The Court of Appeal for British Columbia (the Court of Appeal), in a decision involving allegations of counterfeit computer parts, recently upheld an interlocutory injunction prohibiting Google Inc. (Google) from including a foreign website in its search results.1 The Court of Appeal found it had jurisdiction over Google because Google carried on business in British Columbia, even though it did not have a physical presence in the province, since it collected data, offered search results and advertised in the province, and determined that an order with international effect was required to protect the plaintiffs' interests.
What You Need To Know
- Companies that operate over the Internet may be found to be "carrying on business" in Canada even if they do not have a physical presence in the country. This decision has ramifications for Internet infrastructure companies, and is also relevant to companies seeking redress for counterfeit goods/anti-competitive behaviour, when the defendant is beyond the reach of the Canadian courts.
- The court also ruled that its order against Google could be directed to international effect, because the business carried on in British Columbia by Google was an integrated part of Google’s overall operations, and Google therefore had a connection to the province.
- While acknowledging that it is unusual for the courts to make orders against non-parties, the Court of Appeal stated that it is nonetheless a well-established principle of law that courts have the jurisdiction to grant injunctive relief against third parties as an ancillary means of preserving the plaintiff’s rights. Going forward, this decision could both serve as a basis for a Canadian court to grant a remedy for a wider range of online activities, and have potential implications on contractual obligations of online providers.
- The court noted that any orders with international effect must consider "comity" (which is the recognition by a court of the laws and judicial decisions of another court). In this case, the Court of Appeal determined that an order that prevents the defendants from advertising wares in violation of the plaintiff’s intellectual property rights is limited in scope and would not offend the "core values of any nation."
In the underlying litigation, the plaintiffs alleged that the defendants sold counterfeit network interface hardware2 that was designed and manufactured using unlawfully acquired confidential information and trade secrets. At the onset of litigation, the defendants’ operations were based in Vancouver. As the litigation progressed, however, the defendants moved their operations to unknown locations, apparently outside of Canada. Despite the grant of a number of interlocutory orders, the defendants continued to carry on business unimpeded. In response to these orders, Google voluntarily blocked individual webpages from appearing in search results which originated from the google.ca domain. Despite this measure, the defendants continued to make sales to customers outside of Canada.

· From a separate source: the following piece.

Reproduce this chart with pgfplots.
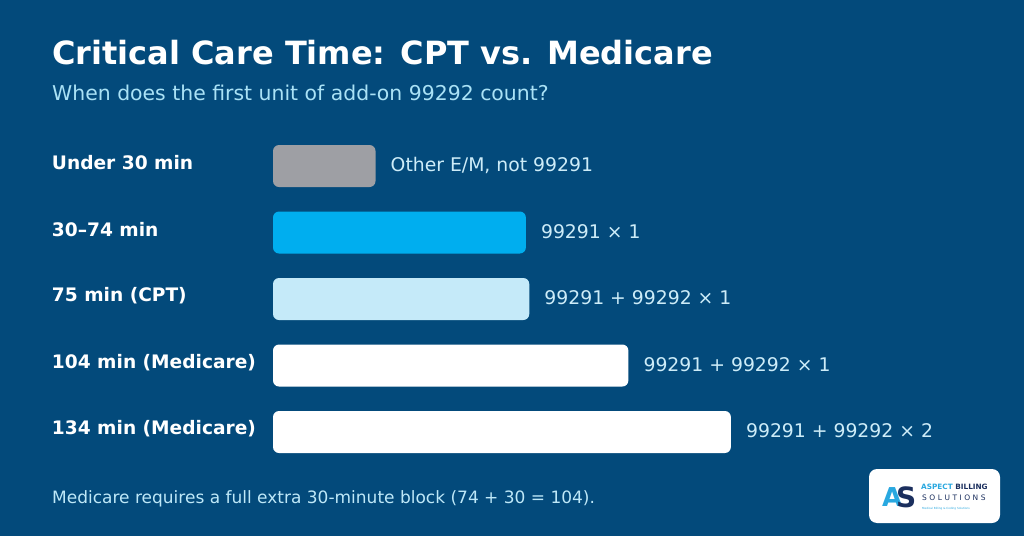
\documentclass[border=0pt]{standalone}
\usepackage{pgfplots}
\pgfplotsset{compat=1.18}
\usepackage{fontspec}
\setmainfont{DejaVu Sans}
\definecolor{bg}{RGB}{3,74,123}
\definecolor{subt}{RGB}{170,226,246}
\definecolor{vallab}{RGB}{205,236,248}
\definecolor{foot}{RGB}{190,232,248}
\definecolor{graybar}{RGB}{158,159,164}
\definecolor{skybar}{RGB}{0,174,239}
\definecolor{lightbar}{RGB}{197,234,249}
\definecolor{logoblue}{RGB}{41,168,224}
\definecolor{logonavy}{RGB}{27,47,94}
\begin{document}
\begin{tikzpicture}[x=1pt,y=1pt]
\fill[bg] (0,0) rectangle (1024,536);
\node[anchor=base west, inner sep=0pt, text=white, font=\fontsize{32}{38}\selectfont\bfseries] at (52,471) {Critical Care Time: CPT vs. Medicare};
\node[anchor=base west, inner sep=0pt, text=subt, font=\fontsize{20.4}{24}\selectfont] at (52,435) {When does the first unit of add-on 99292 count?};
\node[anchor=base west, inner sep=0pt, text=foot, font=\fontsize{17}{20}\selectfont] at (52,33) {Medicare requires a full extra 30-minute block (74 + 30 = 104).};
\begin{axis}[
  at={(273pt,70.75pt)}, anchor=south west,
  scale only axis, width=683.4pt, height=332.5pt,
  xmin=0, xmax=200, ymin=-0.5, ymax=4.5, y dir=reverse,
  clip=false,
  axis line style={draw=none}, tick style={draw=none},
  xtick=\empty, ytick={0,1,2,3,4},
  yticklabels={Under 30 min, 30--74 min, 75 min (CPT), 104 min (Medicare), 134 min (Medicare)},
  yticklabel style={anchor=west, xshift=-217pt, inner sep=0pt, text=white, font=\fontsize{18.6}{21}\selectfont\bfseries, yshift=3pt},
  xbar, bar width=42pt, bar shift=0pt,
  every node near coord/.append style={anchor=west, xshift=15pt, inner sep=0pt, text=vallab, font=\fontsize{18.8}{21}\selectfont, yshift=1pt},
]
\addplot[draw=none, fill=graybar, rounded corners=6pt, nodes near coords={Other E/M, not 99291}] coordinates {(30,0)};
\addplot[draw=none, fill=skybar, rounded corners=6pt, nodes near coords={99291 × 1}] coordinates {(74,1)};
\addplot[draw=none, fill=lightbar, rounded corners=6pt, nodes near coords={99291 + 99292 × 1}] coordinates {(75,2)};
\addplot[draw=none, fill=white, rounded corners=6pt, nodes near coords={99291 + 99292 × 1}] coordinates {(104,3)};
\addplot[draw=none, fill=white, rounded corners=6pt, nodes near coords={99291 + 99292 × 2}] coordinates {(134,4)};
\end{axis}
% logo
\fill[white, rounded corners=8pt] (869,13) rectangle (1000,67);
\node[anchor=base west, inner sep=0pt, text=logoblue, font=\fontsize{26}{26}\selectfont\bfseries] at (882,30) {A};
\node[anchor=base west, inner sep=0pt, text=logonavy, font=\fontsize{28}{28}\selectfont\bfseries] at (896,29) {S};
\node[anchor=base west, inner sep=0pt, font=\fontsize{7.3}{8}\selectfont\bfseries] at (921,47) {\textcolor{logoblue}{ASPECT} \textcolor{logonavy}{BILLING}};
\node[anchor=base west, inner sep=0pt, text=logonavy, font=\fontsize{7.5}{8}\selectfont] at (922,35.5) {S\,\,O\,\,L\,\,U\,\,T\,\,I\,\,O\,\,N\,\,S};
\node[anchor=base west, inner sep=0pt, text=logoblue, font=\fontsize{2.8}{3}\selectfont] at (922,26.5) {Medical Billing \& Coding Solutions};
\end{tikzpicture}
\end{document}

Unsatisfied with this arrangement, the plaintiffs applied for an interlocutory injunction requiring Google to restrict worldwide search results, regardless of which Google domain the search originated from. Google objected, arguing that the British Columbia Supreme Court lacked jurisdiction to make such an order because Google did not have a physical presence in British Columbia, and further, that it could not make an order directed to activities exclusively carried on outside of the province (i.e., extending to searches originating from Google domains other than google.ca).
The Court of Appeal upheld the order granted by the Supreme Court of British Columbia, confirming that it had sufficient jurisdiction over Google and also had jurisdiction to make an order with international effect. The Court of Appeal took in personam jurisdiction over Google because Google carried on business in British Columbia (by collecting data and offering search results and advertising), and determined that the international order was required to protect the plaintiffs’ interests. The Court of Appeal also noted that orders with international effect have been made by courts in other countries in the context of preventing "Internet abuses."
This decision is of particular interest to online businesses and Internet infrastructure companies (including service providers, cloud providers, and social networks). While this situation involved the removal of a website from indexed search results, it is possible that this action could have implications on contractual obligations of the online provider. Furthermore, this case could be used as a basis for a Canadian court to grant a remedy for a wider range of online activities.
Although the Court of Appeal recognized that orders with international scope should be made with caution, and have attracted controversy in other jurisdictions, this ruling nonetheless signals that Canadian courts are willing to make orders with intentionally international effect, even against third parties to litigation. It remains to be seen how the balance between plaintiff rights and jurisdictional restraint will be applied in future decisions involving businesses operating over the Internet without bricks-and-mortars ties to Canada.
1 Equustek Solutions Inc. v. Google Inc., 2015 BCCA 265.
2 The computer hardware component that allows a computer to connect to a network.